Although Apple is in some ways late to digital gaming, this move feels just as important as iTunes did in 2001. Here, consumers pay a fair fee to access a launch library of 70+ games, none of which will gate them to make extra money.
To make matters even more exciting, the subscription service already has some standout titles on Day One, like the dreampoppy Sayonara Wild Hearts, a reinvented Oceanhorn 2, and Finji’s latest, Overland.
Where you can most prominently see Apple Arcade’s immediate impact is in a familiar series: Frogger. Included in the subscription, Frogger in Toy Town reinvents the franchise by combining the classic elements of navigating dangerously busy worlds with new physics-based puzzles and platforming.

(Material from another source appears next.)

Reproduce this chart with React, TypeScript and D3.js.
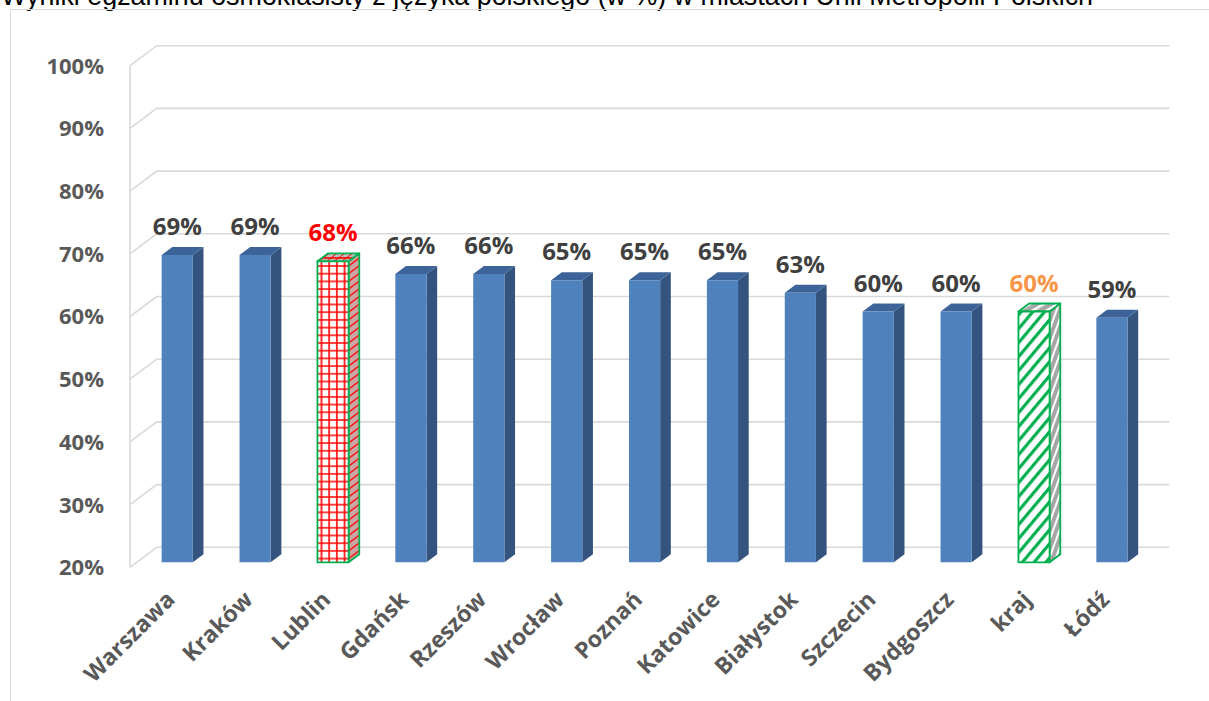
import React from "react";
import * as d3 from "d3";

// chart data
const categories = [
  "Warszawa",
  "Kraków",
  "Lublin",
  "Gdańsk",
  "Rzeszów",
  "Wrocław",
  "Poznań",
  "Katowice",
  "Białystok",
  "Szczecin",
  "Bydgoszcz",
  "kraj",
  "Łódź",
];
const values = [69, 69, 68, 66, 66, 65, 65, 65, 63, 60, 60, 60, 59];
const yTicks = [20, 30, 40, 50, 60, 70, 80, 90, 100];
const title =
  "Wyniki egzaminu ósmoklasisty z języka polskiego (w %) w miastach Unii Metropolii Polskich";

// categories that get a special fill
const gridCategory = "Lublin";
const stripeCategory = "kraj";

const W = 1209;
const H = 701;

// oblique depth of the 3D box
const DX = 26.7;
const DY = -20;
const D0 = 0.25; // bar front plane
const D1 = 0.65; // bar back plane

const FONT = "'Open Sans', 'DejaVu Sans', sans-serif";
const GRID = "#D9D9D9";
const GREEN = "#00B050";

export default function App() {
  const y = d3.scaleLinear().domain([20, 100]).range([567.3, 65.7]);
  const x = d3
    .scaleBand<string>()
    .domain(categories)
    .range([131.6, 131.6 + 1012.6])
    .paddingInner(0.6)
    .paddingOuter(0.3);

  const left = 130;
  const right = 130 + 1012.6;
  const bw = x.bandwidth();

  const pt = (px: number, py: number, d: number) =>
    `${px + DX * d},${py + DY * d}`;

  return (
    <svg
      width={W}
      height={H}
      style={{ position: "absolute", left: 0, top: 0, background: "#fff" }}
      fontFamily={FONT}
    >
      <defs>
        {categories.map((c) => {
          const fx = (x(c) || 0) + DX * D0;
          const fy = y(values[categories.indexOf(c)]) + DY * D0;
          if (c === gridCategory) {
            return (
              <React.Fragment key={c}>
                <pattern
                  id="gridFront"
                  patternUnits="userSpaceOnUse"
                  width={7.7}
                  height={7.7}
                  x={fx + 0.2}
                  y={fy + 0.8}
                >
                  <rect width={7.7} height={7.7} fill="#fff" />
                  <path d="M3.85,0V7.7M0,3.85H7.7" stroke="#FF0000" strokeWidth={1.6} />
                </pattern>
                <pattern
                  id="gridSide"
                  patternUnits="userSpaceOnUse"
                  width={7.7}
                  height={7.7}
                  patternTransform="skewY(-36.87)"
                >
                  <rect width={7.7} height={7.7} fill="#C9A5A5" />
                  <path d="M0,3.85H7.7" stroke="#FF0000" strokeWidth={1.6} />
                </pattern>
                <pattern
                  id="gridTop"
                  patternUnits="userSpaceOnUse"
                  width={7.7}
                  height={7.7}
                  x={fx + 0.2}
                  patternTransform="skewX(-53.2)"
                >
                  <rect width={7.7} height={7.7} fill="#BDBDBD" />
                  <path d="M3.85,0V7.7M0,3.85H7.7" stroke="#FF0000" strokeWidth={1.4} />
                </pattern>
              </React.Fragment>
            );
          }
          if (c === stripeCategory) {
            return (
              <React.Fragment key={c}>
                <pattern
                  id="stripeFront"
                  patternUnits="userSpaceOnUse"
                  width={9}
                  height={9}
                  patternTransform="rotate(40)"
                >
                  <rect width={9} height={9} fill="#fff" />
                  <rect width={3.2} height={9} fill={GREEN} />
                </pattern>
                <pattern
                  id="stripeSide"
                  patternUnits="userSpaceOnUse"
                  width={6}
                  height={6}
                  patternTransform="rotate(20)"
                >
                  <rect width={6} height={6} fill="#A6A6A6" />
                  <rect width={2} height={6} fill="#fff" />
                </pattern>
                <pattern
                  id="stripeTop"
                  patternUnits="userSpaceOnUse"
                  width={7}
                  height={7}
                  patternTransform="rotate(60)"
                >
                  <rect width={7} height={7} fill="#A6A6A6" />
                  <rect width={2.5} height={7} fill="#fff" />
                </pattern>
              </React.Fragment>
            );
          }
          return null;
        })}
      </defs>

      {/* title, cut off at the top edge like in the source */}
      <text
        x={1}
        y={4.5}
        fontFamily="'Liberation Sans', Arial, sans-serif"
        fontSize={26.8}
        fill="#000"
        textLength={1092}
        lengthAdjust="spacingAndGlyphs"
      >
        {title}
      </text>

      {/* chart frame */}
      <rect x={10.5} y={9.5} width={W} height={H} fill="none" stroke={GRID} strokeWidth={1} />

      {/* back wall and side wall grid */}
      <g stroke={GRID} strokeWidth={1.6} fill="none">
        {yTicks.map((t) => (
          <path
            key={t}
            d={`M${left},${y(t)}L${left + DX},${y(t) + DY}L${right + DX},${y(t) + DY}`}
          />
        ))}
        <line x1={left} x2={left} y1={y(100)} y2={y(20)} />
      </g>

      {/* y axis labels */}
      <g fontSize={22} fontWeight={700} fill="#595959" textAnchor="end">
        {yTicks.map((t) => (
          <text key={t} x={104} y={y(t)} dy="0.36em">
            {t}%
          </text>
        ))}
      </g>

      {/* bars */}
      {categories.map((c, i) => {
        const x0 = x(c) || 0;
        const x1 = x0 + bw;
        const yt = y(values[i]);
        const yb = y(20);
        const front = [pt(x0, yt, D0), pt(x1, yt, D0), pt(x1, yb, D0), pt(x0, yb, D0)].join(" ");
        const side = [pt(x1, yt, D0), pt(x1, yt, D1), pt(x1, yb, D1), pt(x1, yb, D0)].join(" ");
        const top = [pt(x0, yt, D0), pt(x1, yt, D0), pt(x1, yt, D1), pt(x0, yt, D1)].join(" ");
        if (c === gridCategory || c === stripeCategory) {
          const k = c === gridCategory ? "grid" : "stripe";
          return (
            <g key={c} stroke={GREEN} strokeWidth={1.8} strokeLinejoin="round">
              <polygon points={side} fill={`url(#${k}Side)`} />
              <polygon points={top} fill={`url(#${k}Top)`} />
              <polygon points={front} fill={`url(#${k}Front)`} />
            </g>
          );
        }
        return (
          <g key={c}>
            <polygon points={side} fill="#34547F" />
            <polygon points={top} fill="#3C6498" />
            <polygon points={front} fill="#4F81BD" />
          </g>
        );
      })}

      {/* data labels */}
      <g fontSize={24} fontWeight={700} textAnchor="middle">
        {categories.map((c, i) => (
          <text
            key={c}
            x={(x(c) || 0) + bw / 2 + DX * D0}
            y={y(values[i]) - 25}
            fill={c === gridCategory ? "#FF0000" : c === stripeCategory ? "#F79646" : "#404040"}
          >
            {values[i]}%
          </text>
        ))}
      </g>

      {/* category labels */}
      <g fontSize={23} fontWeight={700} fill="#595959" textAnchor="end">
        {categories.map((c) => (
          <text
            key={c}
            transform={`translate(${(x(c) || 0) + bw / 2 + DX * D0 - 1},${601}) rotate(-45)`}
          >
            {c}
          </text>
        ))}
      </g>
    </svg>
  );
}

After Crossy Road stole the Frogger foundation and buried it under invasive ads and predatory principles that made it one of the App Store’s most successful blemishes, Frogger proper has returned with a new look. It is the best and most interesting it’s ever been.

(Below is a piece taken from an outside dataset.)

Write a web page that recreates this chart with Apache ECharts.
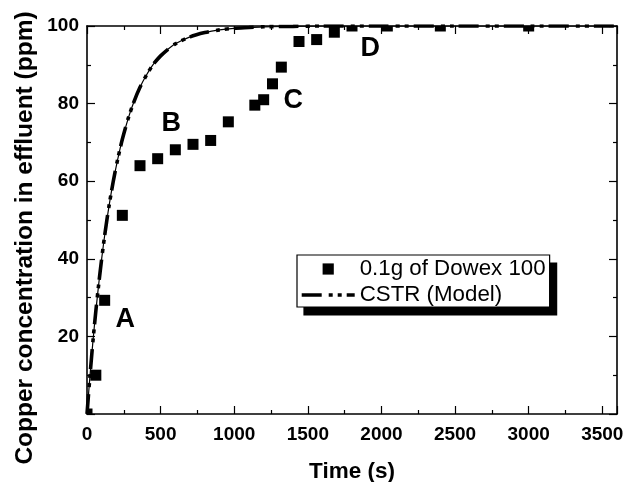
<!DOCTYPE html>
<html>
<head>
<meta charset="utf-8">
<script src="https://cdn.jsdelivr.net/npm/echarts@6/dist/echarts.min.js"></script>
<style>
html,body{margin:0;padding:0;background:#fff;}
#chart{width:627px;height:482px;}
</style>
</head>
<body>
<div id="chart"></div>
<script>
// Experimental data: 0.1g of Dowex 100
var expTime = [0, 60, 120, 240, 360, 480, 600, 720, 840, 960, 1140, 1200, 1260, 1320, 1440, 1560, 1680, 1800, 2040, 2400, 3000];
var expConc = [0, 10, 29.3, 51.2, 64, 65.8, 68.1, 69.5, 70.5, 75.3, 79.6, 81, 85.1, 89.4, 96, 96.5, 98.4, 100, 100, 100, 100];

// CSTR model curve
var modelTime = [0, 20, 40, 60, 80, 100, 120, 150, 180, 210, 240, 280, 320, 360, 400, 450, 500, 550, 600, 700, 800, 900, 1000, 1100, 1200, 1400, 1600, 2000, 2500, 3000, 3600];
var modelConc = [0, 9.7, 18.6, 26.5, 33.6, 40.1, 46.0, 53.7, 60.3, 65.9, 70.8, 76.2, 80.6, 84.2, 87.1, 90.1, 92.3, 94.0, 95.4, 97.2, 98.3, 99.0, 99.4, 99.6, 99.8, 99.9, 100, 100, 100, 100, 100];

// Annotation letters
var noteLabels = ['A', 'B', 'C', 'D'];
var noteTime = [260, 573, 1401, 1924];
var noteConc = [24.4, 74.9, 80.7, 94.3];

var xTicks = {min: 0, max: 3600, interval: 500};
var yTicks = {min: 0, max: 100, interval: 20};

var seriesNames = ['0.1g of Dowex 100', 'CSTR (Model)'];

var FONT = '"Liberation Sans", Arial, Helvetica, sans-serif';

function zip(a, b) { return a.map(function (v, i) { return [v, b[i]]; }); }

var chart = echarts.init(document.getElementById('chart'), null, {renderer: 'canvas'});

var axisCommon = {
  axisLine: {show: true, onZero: false, lineStyle: {color: '#000', width: 1.6}},
  axisTick: {show: true, inside: true, length: 8, lineStyle: {color: '#000', width: 1.2}},
  minorTick: {show: true, splitNumber: 2, length: 4, lineStyle: {color: '#000', width: 1.2}},
  splitLine: {show: false}
};

var labelStyle = {fontFamily: FONT, fontSize: 19, fontWeight: 700, color: '#000'};

var legendBase = {
  orient: 'vertical',
  selectedMode: false,
  itemWidth: 53, itemHeight: 14, itemGap: 4,
  padding: [3, 4, 1, 3],
  borderColor: '#000', borderWidth: 1.2,
  lineStyle: {width: 3.4},
  textStyle: {fontFamily: FONT, fontSize: 22.3, color: '#000'},
  data: [seriesNames[0], seriesNames[1]]
};

var option = {
  backgroundColor: '#fff',
  animation: false,
  grid: {left: 87, right: 10, top: 26, bottom: 68, containLabel: false, outerBoundsMode: 'none'},
  legend: [
    // black offset copy acting as the drop shadow
    Object.assign({}, legendBase, {left: 304, top: 263, backgroundColor: '#000', z: 3}),
    Object.assign({}, legendBase, {left: 297, top: 255, backgroundColor: '#fff', z: 4})
  ],
  graphic: [{
    type: 'text', x: 25, y: 238, rotation: Math.PI / 2,
    style: {text: 'Copper concentration in effluent (ppm)', font: 'bold 24.5px ' + FONT, fill: '#000', align: 'center', verticalAlign: 'middle'}
  }],
  xAxis: [
    Object.assign({}, axisCommon, {
      type: 'value', position: 'bottom', min: xTicks.min, max: xTicks.max, interval: xTicks.interval,
      name: 'Time (s)', nameLocation: 'middle', nameGap: 46,
      nameTextStyle: {fontFamily: FONT, fontSize: 22.5, fontWeight: 'bold', color: '#000'},
      axisLabel: Object.assign({show: true, margin: 11, showMaxLabel: false,
        formatter: function (v) { return String(v); }}, labelStyle)
    }),
    Object.assign({}, axisCommon, {
      type: 'value', position: 'top', min: xTicks.min, max: xTicks.max, interval: xTicks.interval,
      axisLabel: {show: false}
    })
  ],
  yAxis: [
    Object.assign({}, axisCommon, {
      type: 'value', position: 'left', min: yTicks.min, max: yTicks.max, interval: yTicks.interval,
      axisLabel: Object.assign({show: true, margin: 8,
        formatter: function (v) { return v === 0 ? '' : String(v); }}, labelStyle)
    }),
    Object.assign({}, axisCommon, {
      type: 'value', position: 'right', min: yTicks.min, max: yTicks.max, interval: yTicks.interval,
      axisLabel: {show: false}
    })
  ],
  series: [
    {
      name: 'model-thin', type: 'line', xAxisIndex: 0, yAxisIndex: 0,
      data: zip(modelTime, modelConc), showSymbol: false, symbol: 'none', smooth: 0.3,
      lineStyle: {color: '#000', width: 1.2}, z: 2, silent: true
    },
    {
      name: seriesNames[1], type: 'line', xAxisIndex: 0, yAxisIndex: 0,
      data: zip(modelTime, modelConc), showSymbol: false, symbol: 'none', smooth: 0.3,
      lineStyle: {color: '#000', width: 3.6, type: [20, 7, 4, 5, 4, 5]},
      itemStyle: {color: 'rgba(0,0,0,0)'}, z: 3, silent: true
    },
    {
      // legend entry for the square markers
      name: seriesNames[0], type: 'line', data: [], symbol: 'rect', symbolSize: 11,
      lineStyle: {width: 0, opacity: 0}, itemStyle: {color: '#000'}, silent: true
    },
    {
      name: 'squares', type: 'custom', xAxisIndex: 0, yAxisIndex: 0,
      data: zip(expTime, expConc), itemStyle: {color: '#000'}, z: 4, silent: true,
      renderItem: function (params, api) {
        var p = api.coord([api.value(0), api.value(1)]);
        var s = 11;
        var cs = params.coordSys;
        var r = echarts.graphic.clipRectByRect(
          {x: p[0] - s / 2, y: p[1] - s / 2, width: s, height: s},
          {x: cs.x, y: cs.y, width: cs.width, height: cs.height});
        if (!r) return null;
        return {type: 'rect', shape: r, style: {fill: '#000'}};
      }
    },
    {
      name: 'notes', type: 'custom', xAxisIndex: 0, yAxisIndex: 0,
      data: noteLabels.map(function (n, i) { return [noteTime[i], noteConc[i]]; }),
      z: 5, silent: true,
      renderItem: function (params, api) {
        var p = api.coord([api.value(0), api.value(1)]);
        return {type: 'text', x: p[0], y: p[1], style: {
          text: noteLabels[params.dataIndex], font: 'bold 27px ' + FONT, fill: '#000',
          align: 'center', verticalAlign: 'middle'}};
      }
    }
  ]
};
chart.setOption(option);
</script>
</body>
</html>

That kind of success story will persist with Apple Arcade, I’m sure of it. Why? Because it couldn’t exist without it. The curation is overdue, the games are fantastic, and for the first time ever, mobile-exclusives feel worthwhile more than once or twice a season.

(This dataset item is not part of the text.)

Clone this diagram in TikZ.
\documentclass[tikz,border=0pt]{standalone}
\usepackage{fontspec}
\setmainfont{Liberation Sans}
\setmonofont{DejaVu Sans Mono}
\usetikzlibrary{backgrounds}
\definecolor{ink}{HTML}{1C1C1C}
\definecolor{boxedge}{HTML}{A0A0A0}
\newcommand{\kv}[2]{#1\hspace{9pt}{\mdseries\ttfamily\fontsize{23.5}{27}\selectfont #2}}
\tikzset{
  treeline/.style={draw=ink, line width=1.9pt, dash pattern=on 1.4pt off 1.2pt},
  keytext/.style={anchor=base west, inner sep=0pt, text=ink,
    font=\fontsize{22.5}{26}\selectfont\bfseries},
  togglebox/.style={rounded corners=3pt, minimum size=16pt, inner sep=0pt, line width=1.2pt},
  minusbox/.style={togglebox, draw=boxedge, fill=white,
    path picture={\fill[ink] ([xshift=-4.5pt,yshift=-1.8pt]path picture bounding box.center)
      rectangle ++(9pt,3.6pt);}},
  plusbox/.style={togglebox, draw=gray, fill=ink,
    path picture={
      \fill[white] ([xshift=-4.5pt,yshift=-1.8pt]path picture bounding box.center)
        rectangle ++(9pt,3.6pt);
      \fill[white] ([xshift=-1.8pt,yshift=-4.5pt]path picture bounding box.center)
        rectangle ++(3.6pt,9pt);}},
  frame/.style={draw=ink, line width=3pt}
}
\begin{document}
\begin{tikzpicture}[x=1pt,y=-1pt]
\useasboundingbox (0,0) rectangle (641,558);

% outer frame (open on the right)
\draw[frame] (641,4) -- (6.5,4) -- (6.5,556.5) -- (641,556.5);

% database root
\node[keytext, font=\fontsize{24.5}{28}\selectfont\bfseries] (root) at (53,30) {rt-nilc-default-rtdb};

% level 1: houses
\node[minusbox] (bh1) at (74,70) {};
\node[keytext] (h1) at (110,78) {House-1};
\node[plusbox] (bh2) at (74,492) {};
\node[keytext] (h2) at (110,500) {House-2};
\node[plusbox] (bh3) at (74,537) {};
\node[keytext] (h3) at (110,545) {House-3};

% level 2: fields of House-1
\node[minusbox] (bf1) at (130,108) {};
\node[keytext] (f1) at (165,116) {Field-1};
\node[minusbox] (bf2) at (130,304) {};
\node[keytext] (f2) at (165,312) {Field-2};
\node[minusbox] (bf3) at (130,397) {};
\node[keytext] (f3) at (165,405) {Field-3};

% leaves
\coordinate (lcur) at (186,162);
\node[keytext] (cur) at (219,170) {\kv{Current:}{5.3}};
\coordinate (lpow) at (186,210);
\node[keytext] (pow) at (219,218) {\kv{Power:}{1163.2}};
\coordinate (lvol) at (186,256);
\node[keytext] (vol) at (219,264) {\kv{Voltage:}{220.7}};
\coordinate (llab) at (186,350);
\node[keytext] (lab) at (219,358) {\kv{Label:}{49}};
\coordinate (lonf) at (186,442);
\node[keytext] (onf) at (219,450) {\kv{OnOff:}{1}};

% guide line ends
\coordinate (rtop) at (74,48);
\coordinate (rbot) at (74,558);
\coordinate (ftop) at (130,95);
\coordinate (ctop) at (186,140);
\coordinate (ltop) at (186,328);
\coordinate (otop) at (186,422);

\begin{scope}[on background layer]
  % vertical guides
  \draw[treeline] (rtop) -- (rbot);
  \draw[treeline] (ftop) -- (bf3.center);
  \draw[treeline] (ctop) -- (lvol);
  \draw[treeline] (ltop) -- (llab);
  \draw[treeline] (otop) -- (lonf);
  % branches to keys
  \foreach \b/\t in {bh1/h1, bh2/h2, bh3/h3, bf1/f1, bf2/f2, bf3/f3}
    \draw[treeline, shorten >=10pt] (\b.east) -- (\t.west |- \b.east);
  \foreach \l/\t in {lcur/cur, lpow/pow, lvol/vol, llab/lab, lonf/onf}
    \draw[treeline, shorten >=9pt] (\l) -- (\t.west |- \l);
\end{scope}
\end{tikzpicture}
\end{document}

I feel much more comfortable giving my son some screen time on his iPad knowing he’s playing games that are more artful and more honest by way of Apple Arcade.
Now Apple Arcade has dozens of games piquing my curiosity, and though I ultimately can’t expect to enjoy them all, the allure of exploring its library without ever seeing an ad or a piece of digital currency or a timer I can speed up for “just $2.99” is too much to pass up.
This is the kind of revolution mobile gaming has so desperately needed.